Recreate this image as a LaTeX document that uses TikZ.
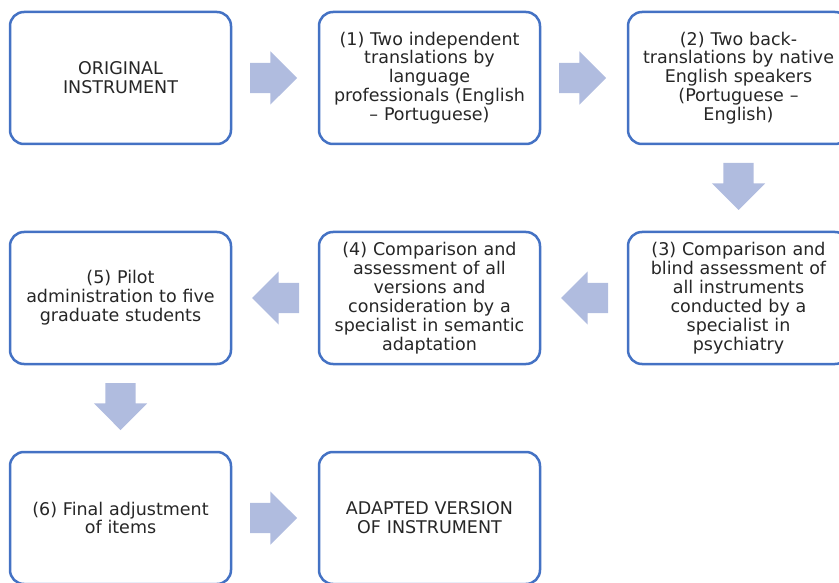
\documentclass[tikz,border=0pt]{standalone}
\usepackage{fontspec}
\setmainfont{DejaVu Sans}
\usetikzlibrary{positioning,shapes.arrows,calc}
\definecolor{boxblue}{HTML}{4472C4}
\definecolor{arrowblue}{HTML}{B0BCDF}
\definecolor{textgray}{HTML}{262626}

\begin{document}
\begin{tikzpicture}[x=1pt,y=-1pt,font=\fontsize{17.5}{18.9}\selectfont,node distance=88pt and 88pt]
% Two styles: boxes and block arrows
\tikzstyle{step box}=[draw=boxblue,line width=2.5pt,rounded corners=14pt,minimum width=221pt,minimum height=132pt,text width=215pt,align=center,inner sep=0pt,outer sep=0pt,text=textgray];
\tikzstyle{block arrow}=[single arrow,fill=arrowblue,draw=none,inner xsep=0pt,inner ysep=15pt,minimum height=47pt,single arrow head extend=11.5pt,outer sep=0pt,anchor=tail];
\useasboundingbox (0,0) rectangle (839,583);
% The boxes
\node[step box] (orig) at (120.5,78) {ORIGINAL\\INSTRUMENT};
\node[step box,right=of orig] (trans) {(1) Two independent\\translations by\\language\\professionals (English\\-- Portuguese)};
\node[step box,right=of trans] (back) {(2) Two back-\\translations by native\\English speakers\\(Portuguese --\\English)};
\node[step box,below=of back] (blind) {(3) Comparison and\\blind assessment of\\all instruments\\conducted by a\\specialist in\\psychiatry};
\node[step box,left=of blind] (compare) {(4) Comparison and\\assessment of all\\versions and\\consideration by a\\specialist in semantic\\adaptation};
\node[step box,left=of compare] (pilot) {(5) Pilot\\administration to five\\graduate students};
\node[step box,below=of pilot] (final) {(6) Final adjustment\\of items};
\node[step box,right=of final] (adapted) {ADAPTED VERSION\\OF INSTRUMENT};
% The arrows (tail 19pt after the box they leave)
\node[block arrow] (a1) at ($(orig.east)!19pt!(trans.west)$) {};
\node[block arrow] (a2) at ($(trans.east)!19pt!(back.west)$) {};
\node[block arrow,rotate=-90] (a3) at ($(back.south)!19pt!(blind.north)$) {};
\node[block arrow,rotate=180] (a4) at ($(blind.west)!20pt!(compare.east)$) {};
\node[block arrow,rotate=180] (a5) at ($(compare.west)!20pt!(pilot.east)$) {};
\node[block arrow,rotate=-90] (a6) at ($(pilot.south)!19pt!(final.north)$) {};
\node[block arrow] (a7) at ($(final.east)!19pt!(adapted.west)$) {};
\end{tikzpicture}
\end{document}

------------------------------

• [Task goal] Skip every picture and transcribe the data above exactly.

• [Response]
Recreate this image as a LaTeX document that uses TikZ.
\documentclass[tikz,border=0pt]{standalone}
\usepackage{fontspec}
\setmainfont{DejaVu Sans}
\usetikzlibrary{positioning,shapes.arrows,calc}
\definecolor{boxblue}{HTML}{4472C4}
\definecolor{arrowblue}{HTML}{B0BCDF}
\definecolor{textgray}{HTML}{262626}

\begin{document}
\begin{tikzpicture}[x=1pt,y=-1pt,font=\fontsize{17.5}{18.9}\selectfont,node distance=88pt and 88pt]
% Two styles: boxes and block arrows
\tikzstyle{step box}=[draw=boxblue,line width=2.5pt,rounded corners=14pt,minimum width=221pt,minimum height=132pt,text width=215pt,align=center,inner sep=0pt,outer sep=0pt,text=textgray];
\tikzstyle{block arrow}=[single arrow,fill=arrowblue,draw=none,inner xsep=0pt,inner ysep=15pt,minimum height=47pt,single arrow head extend=11.5pt,outer sep=0pt,anchor=tail];
\useasboundingbox (0,0) rectangle (839,583);
% The boxes
\node[step box] (orig) at (120.5,78) {ORIGINAL\\INSTRUMENT};
\node[step box,right=of orig] (trans) {(1) Two independent\\translations by\\language\\professionals (English\\-- Portuguese)};
\node[step box,right=of trans] (back) {(2) Two back-\\translations by native\\English speakers\\(Portuguese --\\English)};
\node[step box,below=of back] (blind) {(3) Comparison and\\blind assessment of\\all instruments\\conducted by a\\specialist in\\psychiatry};
\node[step box,left=of blind] (compare) {(4) Comparison and\\assessment of all\\versions and\\consideration by a\\specialist in semantic\\adaptation};
\node[step box,left=of compare] (pilot) {(5) Pilot\\administration to five\\graduate students};
\node[step box,below=of pilot] (final) {(6) Final adjustment\\of items};
\node[step box,right=of final] (adapted) {ADAPTED VERSION\\OF INSTRUMENT};
% The arrows (tail 19pt after the box they leave)
\node[block arrow] (a1) at ($(orig.east)!19pt!(trans.west)$) {};
\node[block arrow] (a2) at ($(trans.east)!19pt!(back.west)$) {};
\node[block arrow,rotate=-90] (a3) at ($(back.south)!19pt!(blind.north)$) {};
\node[block arrow,rotate=180] (a4) at ($(blind.west)!20pt!(compare.east)$) {};
\node[block arrow,rotate=180] (a5) at ($(compare.west)!20pt!(pilot.east)$) {};
\node[block arrow,rotate=-90] (a6) at ($(pilot.south)!19pt!(final.north)$) {};
\node[block arrow] (a7) at ($(final.east)!19pt!(adapted.west)$) {};
\end{tikzpicture}
\end{document}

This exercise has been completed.